Les personnages de romans jeunesse, tels que Picou et Jiji, peinent à se tailler une place dans les pages des quotidiens québécois. Une réalité dure à avaler pour plusieurs auteurs qui souhaitent donner ses lettres de noblesse à cet art en manque de reconnaissance.
La littérature jeunesse représente l’un des marchés les plus rentables pour l’édition québécoise. Son chiffre d’affaires annuel est estimé à plus de trois millions de dollars. Les Éditions Milan publient à elles seules 366 nouveautés par année, quasiment une nouveauté par jour.

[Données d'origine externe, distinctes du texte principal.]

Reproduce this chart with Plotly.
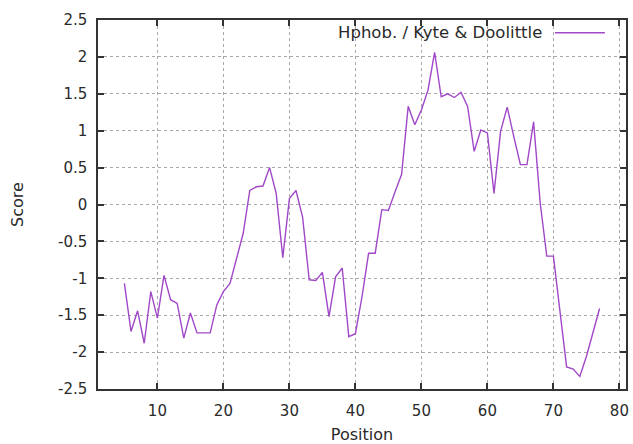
import plotly.graph_objects as go

positions = list(range(5, 78))
scores = [-1.07, -1.72, -1.44, -1.88, -1.18, -1.54, -0.96, -1.29, -1.34, -1.81,
          -1.47, -1.74, -1.74, -1.74, -1.36, -1.18, -1.07, -0.71, -0.39, 0.19,
          0.24, 0.25, 0.50, 0.15, -0.72, 0.08, 0.19, -0.17, -1.02, -1.03,
          -0.92, -1.52, -0.98, -0.86, -1.79, -1.75, -1.25, -0.66, -0.66, -0.07,
          -0.08, 0.17, 0.41, 1.33, 1.08, 1.28, 1.55, 2.06, 1.46, 1.50,
          1.45, 1.52, 1.33, 0.72, 1.01, 0.97, 0.15, 0.99, 1.32, 0.92,
          0.54, 0.54, 1.12, 0.02, -0.70, -0.70, -1.45, -2.20, -2.23, -2.33,
          -2.06, -1.75, -1.41]

x_ticks = [10, 20, 30, 40, 50, 60, 70, 80]
y_ticks = [-2.5, -2, -1.5, -1, -0.5, 0, 0.5, 1, 1.5, 2, 2.5]
y_tick_text = ["-2.5", "-2", "-1.5", "-1", "-0.5", "0", "0.5", "1", "1.5", "2", "2.5"]
series_name = "Hphob. / Kyte & Doolittle"
line_color = "#a048c8"
font_family = "DejaVu Sans"
text_color = "#2a2a2a"

fig = go.Figure()
fig.add_trace(go.Scatter(x=positions, y=scores, mode="lines",
                         line=dict(color=line_color, width=1.4),
                         name=series_name, showlegend=False))

axis_common = dict(showline=True, linecolor="#333333", linewidth=1.5, mirror="ticks",
                   ticks="inside", ticklen=6, tickcolor="#333333", tickwidth=1.5,
                   showgrid=True, gridcolor="#a8a8a8", griddash="dot", gridwidth=1,
                   zeroline=False, automargin=False,
                   tickfont=dict(family=font_family, size=15, color=text_color))

fig.update_xaxes(range=[1, 81], tickvals=x_ticks, ticklabelstandoff=7,
                 title=dict(text="Position", font=dict(family=font_family, size=16, color=text_color),
                            standoff=13),
                 **axis_common)
fig.update_yaxes(range=[-2.5, 2.5], tickvals=y_ticks, ticktext=y_tick_text, ticklabelstandoff=6,
                 title=dict(text="Score", font=dict(family=font_family, size=16, color=text_color),
                            standoff=30),
                 **axis_common)

# legend (text with sample line on the right, gnuplot style)
fig.add_annotation(xref="paper", yref="paper", x=0.845, y=0.9656, xanchor="right", yanchor="middle",
                   text=series_name, showarrow=False,
                   font=dict(family=font_family, size=16.5, color=text_color))
fig.add_shape(type="line", xref="paper", yref="paper", x0=0.8655, x1=0.960, y0=0.9656, y1=0.9656,
              line=dict(color=line_color, width=1.4))

fig.update_layout(width=633, height=444, margin=dict(l=98, r=7, t=20, b=55),
                  plot_bgcolor="white", paper_bgcolor="white", showlegend=False)

fig.write_html("out.html", config={"displayModeBar": False},
               post_script="document.body.style.margin='0';document.body.style.padding='0';")
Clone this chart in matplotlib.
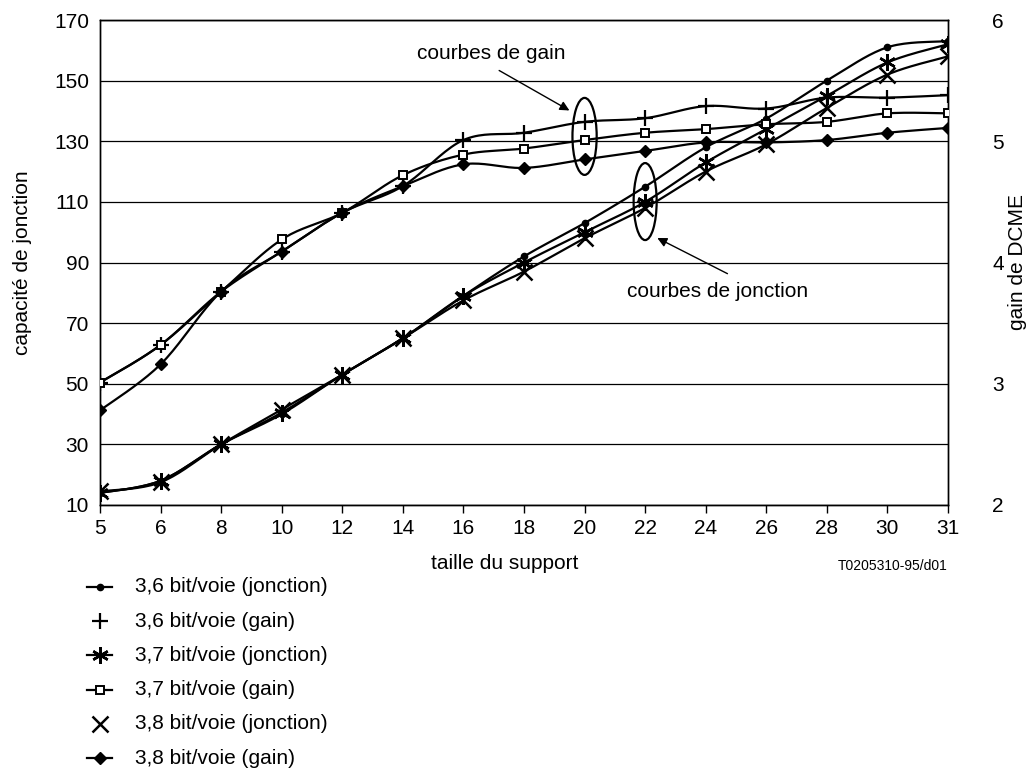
import numpy as np
import matplotlib
matplotlib.use("Agg")
import matplotlib.pyplot as plt
from matplotlib.lines import Line2D
from matplotlib.patches import Ellipse

plt.rcParams['font.family'] = ['Liberation Sans', 'DejaVu Sans']

# ---- data ----
categories = ["5", "6", "8", "10", "12", "14", "16", "18", "20", "22", "24", "26", "28", "30", "31"]

junction_36 = [14, 18, 30, 40, 53, 65, 79, 92, 103, 115, 128, 137.5, 150, 161, 163]
junction_37 = [14, 18, 30, 40.5, 53, 65, 79, 90, 100, 110, 123, 134, 145, 156, 162]
junction_38 = [14.5, 17.5, 30, 41.5, 53, 65, 77.5, 87, 98, 108, 120, 129, 141, 152, 158]

gain_36 = [3.01, 3.32, 3.76, 4.09, 4.41, 4.63, 5.01, 5.07, 5.16, 5.19, 5.29, 5.27, 5.36, 5.36, 5.38]
gain_37 = [3.01, 3.32, 3.76, 4.19, 4.41, 4.72, 4.89, 4.94, 5.01, 5.07, 5.10, 5.14, 5.16, 5.23, 5.23]
gain_38 = [2.78, 3.16, 3.76, 4.09, 4.41, 4.63, 4.81, 4.78, 4.85, 4.92, 4.99, 4.99, 5.01, 5.07, 5.11]

left_ticks = [10, 30, 50, 70, 90, 110, 130, 150, 170]
right_ticks = [2, 3, 4, 5, 6]

labels = ["3,6 bit/voie (jonction)", "3,6 bit/voie (gain)", "3,7 bit/voie (jonction)",
          "3,7 bit/voie (gain)", "3,8 bit/voie (jonction)", "3,8 bit/voie (gain)"]


def smooth(x, y, n=20):
    """Catmull-Rom curve through the data points (for line rendering only)."""
    x = np.asarray(x, float)
    y = np.asarray(y, float)
    P = np.column_stack([x, y])
    P = np.vstack([P[0], P, P[-1]])
    out = []
    for i in range(1, len(P) - 2):
        p0, p1, p2, p3 = P[i - 1], P[i], P[i + 1], P[i + 2]
        t = np.linspace(0, 1, n, endpoint=False)[:, None]
        pt = 0.5 * ((2 * p1) + (-p0 + p2) * t + (2 * p0 - 5 * p1 + 4 * p2 - p3) * t ** 2
                    + (-p0 + 3 * p1 - 3 * p2 + p3) * t ** 3)
        out.append(pt)
    out.append(P[-2][None, :])
    out = np.vstack(out)
    return out[:, 0], out[:, 1]


W, H = 1026, 772
fig = plt.figure(figsize=(W / 100, H / 100), dpi=100)
L, R, T, B = 100, 948, 20, 505
ax = fig.add_axes([L / W, 1 - B / H, (R - L) / W, (B - T) / H])
ax2 = ax.twinx()

xs = np.arange(len(categories))
FS = 15
lw = 1.6

styles = {
    "j36": dict(marker='o', ms=4.5, mfc='black', mec='black', mew=1),
    "g36": dict(marker='+', ms=12, mfc='black', mec='black', mew=1.6),
    "j37": dict(marker=(6, 2, 0), ms=12, mfc='black', mec='black', mew=1.8),
    "g37": dict(marker='s', ms=5.5, mfc='white', mec='black', mew=1.4),
    "j38": dict(marker='x', ms=11, mfc='black', mec='black', mew=1.8),
    "g38": dict(marker='D', ms=6, mfc='black', mec='black', mew=1),
}

for vals, key in [(junction_36, "j36"), (junction_37, "j37"), (junction_38, "j38")]:
    sx, sy = smooth(xs, vals)
    ax.plot(sx, sy, color='black', lw=lw, zorder=3)
    ax.plot(xs, vals, ls='none', zorder=4, **styles[key])

for vals, key in [(gain_36, "g36"), (gain_37, "g37"), (gain_38, "g38")]:
    sx, sy = smooth(xs, vals)
    ax2.plot(sx, sy, color='black', lw=lw, zorder=3)
    ax2.plot(xs, vals, ls='none', zorder=4, **styles[key])

ax.set_xlim(0, len(categories) - 1)
ax.set_ylim(10, 170)
ax2.set_ylim(2, 6)
ax.set_yticks(left_ticks)
ax2.set_yticks(right_ticks)
ax.set_xticks(xs)
ax.set_xticklabels(categories)

for yv in left_ticks:
    ax.axhline(yv, color='black', lw=0.9, zorder=1)

for a in (ax, ax2):
    for s in a.spines.values():
        s.set_color('black')
        s.set_linewidth(1.0)
ax.tick_params(axis='x', direction='out', length=6, width=1, labelsize=FS, pad=4)
ax.tick_params(axis='y', length=0, labelsize=FS, pad=8)
ax2.tick_params(axis='y', length=0, labelsize=FS, pad=32)

ax.set_ylabel("capacité de jonction", fontsize=FS)
ax.yaxis.set_label_coords((32 - L) / (R - L), 0.5)
ax2.set_ylabel("gain de DCME", fontsize=FS, rotation=90)
ax2.yaxis.set_label_coords((1008 - L) / (R - L), 0.5)
ax.set_xlabel("taille du support", fontsize=FS)
ax.xaxis.set_label_coords((505 - L) / (R - L), (B - 554) / (B - T))

fig.text(948 / W, 1 - 566 / H, "T0205310-95/d01", fontsize=10, ha='right', va='center')

# annotations (left-axis data coordinates)
ax.add_patch(Ellipse((8, 131.6), 0.40, 25.4, fill=False, ec='black', lw=1.6, zorder=5))
ax.add_patch(Ellipse((9, 110.1), 0.38, 25.4, fill=False, ec='black', lw=1.6, zorder=5))
ax.text(5.23, 159.1, "courbes de gain", fontsize=FS, ha='left', va='center')
ax.annotate("", xy=(7.79, 139.7), xytext=(6.55, 153.8),
            arrowprops=dict(arrowstyle='-|>', color='black', lw=1.0, mutation_scale=14))
ax.text(8.70, 80.4, "courbes de jonction", fontsize=FS, ha='left', va='center')
ax.annotate("", xy=(9.16, 98.5), xytext=(10.40, 85.9),
            arrowprops=dict(arrowstyle='-|>', color='black', lw=1.0, mutation_scale=14))

# legend
keys = ["j36", "g36", "j37", "g37", "j38", "g38"]
show_line = [True, False, True, True, False, True]
for i, (k, lab, sl) in enumerate(zip(keys, labels, show_line)):
    yp = 1 - (587 + 34.2 * i) / H
    if sl:
        fig.add_artist(Line2D([87 / W, 112 / W], [yp, yp], color='black', lw=lw,
                              transform=fig.transFigure))
    st = dict(styles[k])
    fig.add_artist(Line2D([100 / W], [yp], ls='none', transform=fig.transFigure, **st))
    fig.text(135 / W, yp, lab, fontsize=FS, ha='left', va='center')

fig.savefig("out.png", dpi=100)
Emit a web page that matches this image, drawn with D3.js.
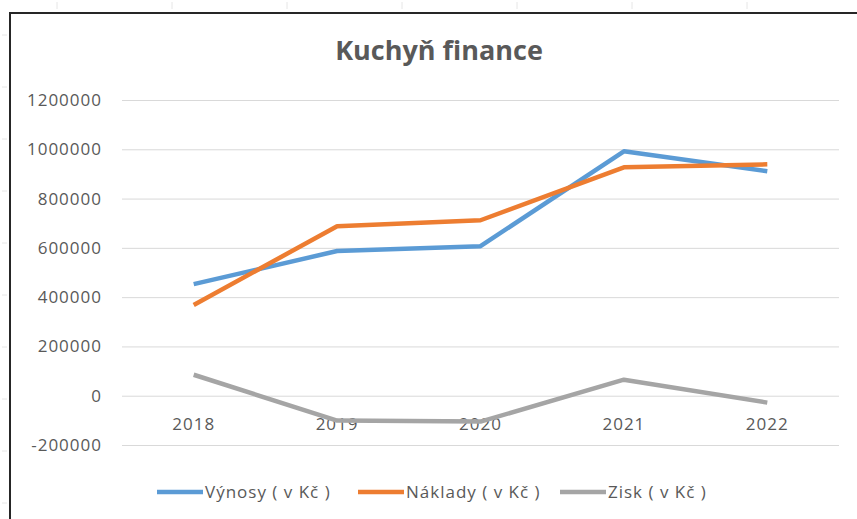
<!DOCTYPE html>
<html>
<head>
<meta charset="utf-8">
<script src="https://cdn.jsdelivr.net/npm/d3@7"></script>
<style>
  body { margin: 0; background: #fff; }
  svg { display: block; font-family: "Open Sans", "Noto Sans", sans-serif; }
</style>
</head>
<body>
<div class="chart"></div>
<script>
const years = ["2018", "2019", "2020", "2021", "2022"];
const vynosy = [453000, 587000, 607000, 992000, 911000];
const naklady = [368000, 688000, 712000, 927000, 939000];
const zisk = [85000, -101000, -105000, 65000, -28000];
const yTicks = [-200000, 0, 200000, 400000, 600000, 800000, 1000000, 1200000];

const series = [
    {name: "Výnosy ( v Kč )", values: vynosy, color: "#5b9bd5"},
    {name: "Náklady ( v Kč )", values: naklady, color: "#ed7d31"},
    {name: "Zisk ( v Kč )", values: zisk, color: "#a5a5a5"}
];

const w = 857;
const h = 519;
const svg = d3.select('.chart')
                .append('svg')
                .attr('width', w)
                .attr('height', h);

//faint ruler marks outside the chart frame
svg.append("g")
    .selectAll("line")
    .data(d3.range(57, 857, 115))
    .enter()
    .append("line")
    .attr("x1", d => d).attr("x2", d => d)
    .attr("y1", 2).attr("y2", 9)
    .attr("stroke", "#e6e6e6");

svg.append("g")
    .selectAll("line")
    .data(d3.range(35, 519, 52))
    .enter()
    .append("line")
    .attr("x1", 2).attr("x2", 7)
    .attr("y1", d => d).attr("y2", d => d)
    .attr("stroke", "#e6e6e6");

//chart frame (open on the right and bottom)
svg.append("path")
    .attr("d", "M10,530V13H857")
    .attr("fill", "none")
    .attr("stroke", "#262626")
    .attr("stroke-width", 2);

const x = d3.scaleBand().domain(years).range([122, 839]);
const y = d3.scaleLinear().domain([-200000, 1200000]).range([445, 100]);

//gridlines
svg.append("g")
    .attr("transform", "translate(122,0)")
    .call(d3.axisLeft(y).tickValues(yTicks).tickSize(-717).tickFormat(""))
    .call(g => g.select(".domain").remove())
    .call(g => g.selectAll("line").attr("stroke", "#d9d9d9"));

//y labels
svg.append("g")
    .selectAll("text")
    .data(yTicks)
    .enter()
    .append("text")
    .text(d => d)
    .attr("x", 102)
    .attr("y", d => y(d) + 6)
    .attr("text-anchor", "end")
    .attr("font-size", 17)
    .attr("letter-spacing", 1)
    .attr("fill", "#595959");

//x labels sit below the zero line
svg.append("g")
    .selectAll("text")
    .data(years)
    .enter()
    .append("text")
    .text(d => d)
    .attr("x", d => x(d) + x.bandwidth() / 2)
    .attr("y", y(0) + 34)
    .attr("text-anchor", "middle")
    .attr("font-size", 17)
    .attr("letter-spacing", 1)
    .attr("fill", "#595959");

const line = d3.line()
    .x((d, i) => x(years[i]) + x.bandwidth() / 2)
    .y(d => y(d));

svg.selectAll(".series")
    .data(series)
    .enter()
    .append("path")
    .attr("d", d => line(d.values))
    .attr("fill", "none")
    .attr("stroke", d => d.color)
    .attr("stroke-width", 4.5)
    .attr("stroke-linejoin", "round");

//title
svg.append("text")
    .text("Kuchyň finance")
    .attr("x", 439)
    .attr("y", 60)
    .attr("text-anchor", "middle")
    .attr("font-size", 27)
    .attr("font-weight", "bold")
    .attr("fill", "#595959");

//legend
const legendX = [157, 358, 560];
const legend = svg.selectAll(".legend")
    .data(series)
    .enter()
    .append("g")
    .attr("transform", (d, i) => `translate(${legendX[i]},492)`);

legend.append("line")
    .attr("x1", 0).attr("x2", 46)
    .attr("stroke", d => d.color)
    .attr("stroke-width", 4.5);

legend.append("text")
    .text(d => d.name)
    .attr("x", 48)
    .attr("y", 6)
    .attr("font-size", 17)
    .attr("letter-spacing", 1)
    .attr("fill", "#595959");
</script>
</body>
</html>
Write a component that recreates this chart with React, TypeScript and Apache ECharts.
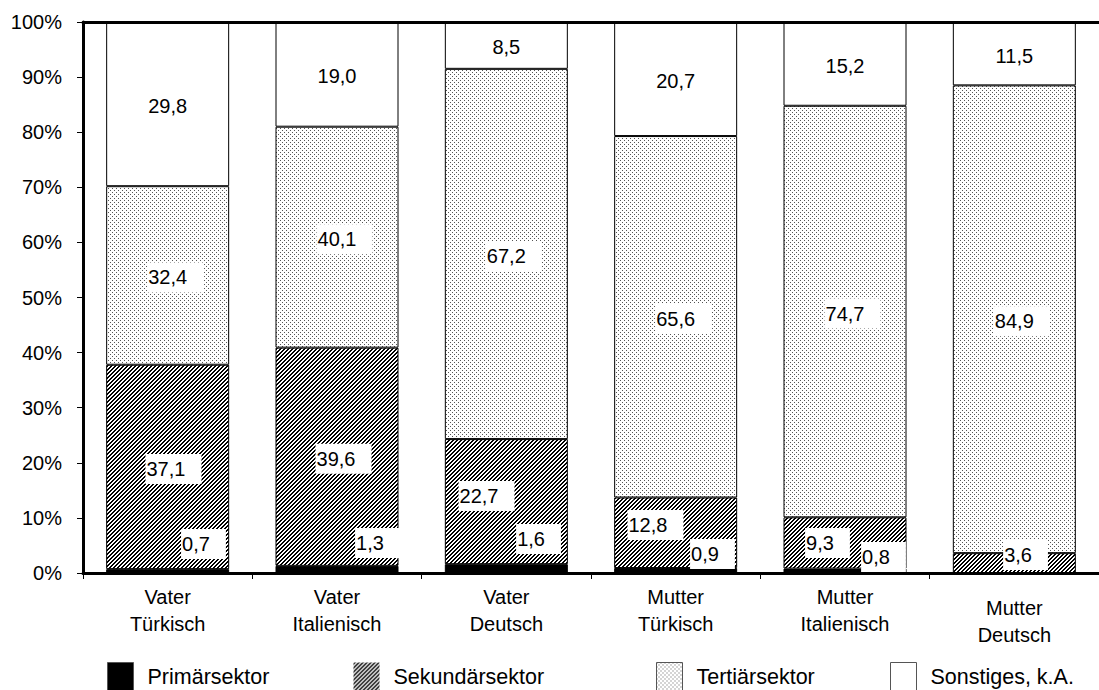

Malgré le succès commercial de la littérature dédiée aux jeunes de 3 à 13 ans, les médias québécois semblent la bouder, soutient Yves Nadon, auteur et éditeur aux 400 Coups. Selon lui, la raison de cet oubli est simple: les quotidiens d’ici la considèrent comme une création inférieure et récréative. «Ils démontrent une grande ignorance, maintient-il. Une ignorance due au fait que dans leur jeunesse, ils ne l’ont côtoyée que par la bande dessinée, comme la plupart d’entre nous.»
Pour la responsable des pages Lectures à La Presse, Josée Lapointe, ce n’est pas que les médias ne «veulent» pas parler de littérature jeunesse, c’est qu’ils ne «peuvent» pas. «Notre espace est restreint. La Presse n’a plus de cahier Livres et plus d’édition le dimanche, explique Josée Lapointe. La couverture en littérature est difficile: lire demande du temps, et le temps qu’on consacre à démêler les meilleurs romans jeunesse, on ne peut le consacrer à la littérature adulte. C’est pourquoi la littérature jeunesse est un beat en soi.» Elle ajoute toutefois qu’une journaliste pigiste a été embauchée cet automne, afin de suivre le genre littéraire de plus près.
Chicane médiatique
Andrée Poulin, ancienne journaliste et auteure jeunesse depuis 1983, a publié un total de 29 albums et romans. Après toutes ces années dans le monde de l’édition, Andrée Poulin s’indigne du peu de place accordé à la littérature jeunesse par les médias.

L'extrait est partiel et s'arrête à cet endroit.